NAG Numerical Routines for GPUs
The new many-core GPU computing architecture, which is designed to be multi-threaded and massively parallel, is ideally suited to Monte Carlo applications.
Monte Carlo Simulation
Monte Carlo simulation methods are one of the main numerical techniques used in finance for derivative pricing and risk management. The major drawback of such techniques is that they are computationally intensive often requiring simulations of hundreds of thousands of sample paths in order to compute a fair option value within a certain level of standard error. Using this technique on a conventional Central Processing Unit (CPU) architecture, even with the fastest desktop machines available today, may take hours to compute the current risk exposure of complex financial derivative contracts.
Random Number Generators
Random Number Generators (RNGs) are an essential building block in Monte Carlo simulations. It important to select a generator that not only has a long period and good statistical properties, but also one that is computationally efficient.
Parallelizing the RNGs
In order to make use of the high performance capabilities of GPUs, we need to utilize parallel algorithms. Specifically, we need to have an algorithm capable of producing random samples in parallel whilst preserving statistical independence.

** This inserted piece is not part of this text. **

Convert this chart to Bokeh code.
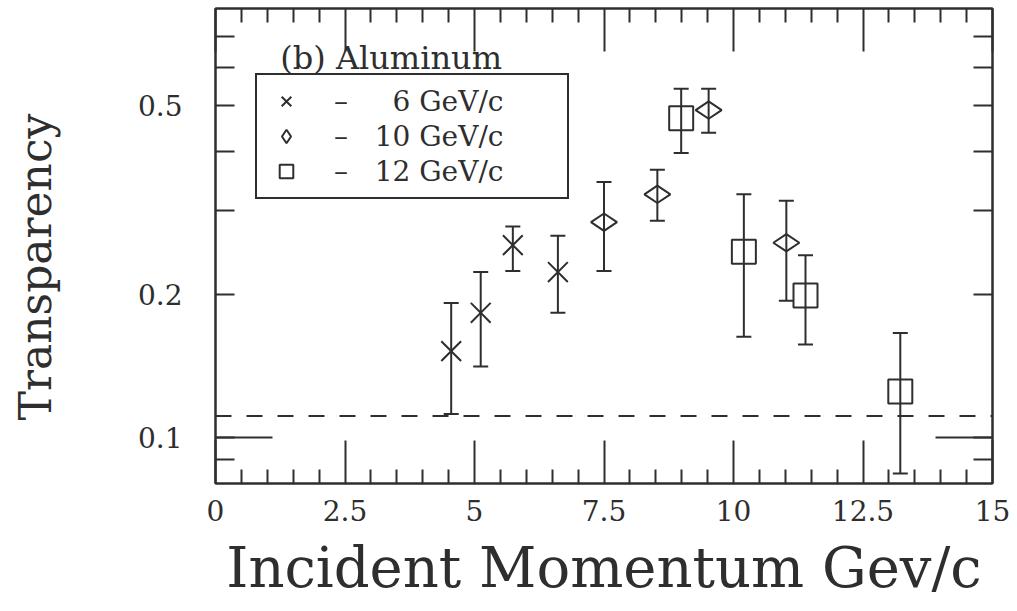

Three well-known generators were selected: L'Ecuyer's MRG32k3a [1,2] generator, the Mersenne Twister MT19937 of Matsumoto and Nishimura, and the Sobol generator. The Sobol and MRG32k3a generators are well-suited to the GPU's architecture and are very efficient. Parallelizing the Mersenne Twister can be more demanding due to the large state size. This implementation provides good performance.
The uniform samples produced by these generators are then transformed to samples from other distributions including Normal, exponential and Gamma.
Device Function Generators
The generators are provided as compiled GPU kernels. Calling a kernel will fill a buffer in GPU memory with random numbers. When users write their own GPU pricing kernels, these numbers can be read back from the buffer and used to generate sample paths.
NAG has created GPU device function generators which avoid this round trip to GPU memory. Device function generators are CUDA functions which users can call in their own CUDA code, allowing them to embed the random number generator directly into their kernel. Numbers can then be read off the generator, used and discarded without incurring the cost of memory traffic. This is particularly well suited to kernels which require a high ratio of random numbers compared to floating point calculations.
The NAG Numerical Routines for GPUs are currently implemented in C using the C extensions provided by NVIDIA’s CUDA interface. We plan to support the emerging OpenCL standard.